Development plan – Core strategy – Affordable housing policy – Policy requiring 30% affordable housing provision for developments over specified size– Policy providing for contrary agreement in respect of particular development by negotiation with respondent council taking into account abnormal costs and economic viability – Court dismissing application for judicial review of policy on affordable housing – Court of Appeal upholding refusal to quash policy – Appeal dismissed
In April 2009, the first respondent council adopted, as part of their development plan, a core strategy that set out their development policy until 2026, including that relating to affordable housing. Prior to its adoption, the strategy had been submitted for independent examination by an inspector of the second respondent secretary of state, pursuant to section 20 of the Planning and Compulsory Purchase Act 2004, to assess its compliance with national and regional policy. The policy, which was formulated when market conditions were favourable, required a 30% quota of affordable housing. However, when it was being considered by the inspector, the market had slumped and no new housing was being constructed. The policy as finally adopted on the inspector’s recommendation provided that all proposals for new housing above specified size thresholds should provide for 30% affordable housing unless otherwise agreed with the first respondents. The policy envisaged that the actual level of affordable housing on a site would be negotiated at the time of the planning application, having regard to abnormal costs, economic viability and any other requirements associated with the development. However, that all except the smallest sites had to contribute to the affordable housing provision.

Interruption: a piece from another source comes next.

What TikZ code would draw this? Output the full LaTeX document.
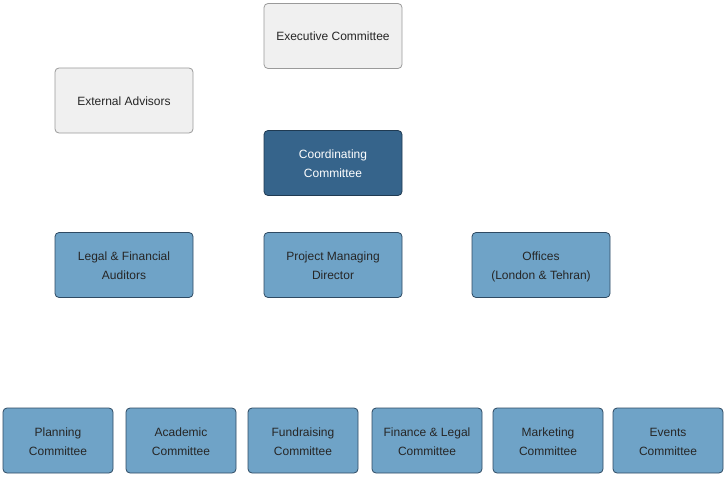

The appellant developer brought proceedings, under section 113 of the 2004 Act, to quash the affordable housing policy as having insufficient regard to and failing to conform with national policy and the regional spatial strategy (RSS), contrary to sections 19 and 24 of the Act. It claimed that the policy, with its requirement for 30% affordable housing, did not reflect an assessment of the likely economic viability of land for housing within the area, contrary to
The appellant appealed, arguing that: (i) the 30% target was unsupported by adequate economic evidence; (ii) the defect was not cured by providing negotiations on individual sites and; (iii) the policy was in other respects unclear and unsupported.
Held: The appeal was dismissed.
It was incumbent on applicants in such cases to specify precisely the grounds on which they alleged that the relevant decision was beyond the powers of the Act or was procedurally defective. It was not suggested that the policy failed to conform to the RSS, nor that there had been a failure to comply with any other specific substantive or procedural requirement. The only other potentially relevant statutory requirements were that the strategy should be sound, taking account of the relevant policy guidance, and that the inspector’s recommendations should be adequately reasoned.
“Soundness” was a matter to be judged by the inspector and the first respondent; it raised no issue of law, unless it could be shown that their decision was irrational or they had ignored the relevant guidance or other considerations that were necessarily material in law. Reasons would be adequate if they were intelligible and enabled the reader to understand why the matter had been so decided and what conclusions had been reached on the principal controversial issues. If the only failure was one of reasoning (a procedural requirement), the applicant also had to show that it was substantially prejudiced by the failure. The appellant’s case had to be judged according to those criteria.
Persimmon Homes (North East) Ltd v Blyth Valley Borough Council [2008] EWCA Civ 861, [2008] JPL 335, on which the appellant sought to rely, did not suggest that it would be illegal or irrational, following such an economic evaluation, to adopt a percentage target at the top of the expected range, having regard to the circumstances of individual sites. If the inspector had recommended the adoption of a policy that was irretrievably incompatible with her own reasoning, there would have been a failure of both rationality and reasoning. However, that is not a conclusion that the court would readily accept in the event of a realistic alternative. Furthermore, in interpreting the policy, the court and the public were entitled to have regard to the reasons given by the inspector for the approving policy.
The evidence was sufficient for the inspector to conclude that a 30% target was realistic in favourable conditions. The requirement to compare the proposed policy with reasonable alternatives was not a legal requirement, although it would have been appropriate for the inspector to have considered any serious approaches that were submitted. However, because market conditions were continually changing it was not possible or appropriate for the policy to contain varying thresholds and/or lower affordable housing targets. In addition, there was no indication that the appellant or other party had advocated an alternative model, even though it had the resources and expertise to make such proposals. It could not therefore rely on the inspector’s inquisitorial duty to mount a retrospective challenge in the courts.
Peter Village QC and David Loveday (instructed by Macfarlanes LLP) appeared for the appellant; Vincent Fraser QC (instructed by the legal department of Wakefield Metropolitan District Council) appeared for the first respondents; the second respondent did not appear and was not represented.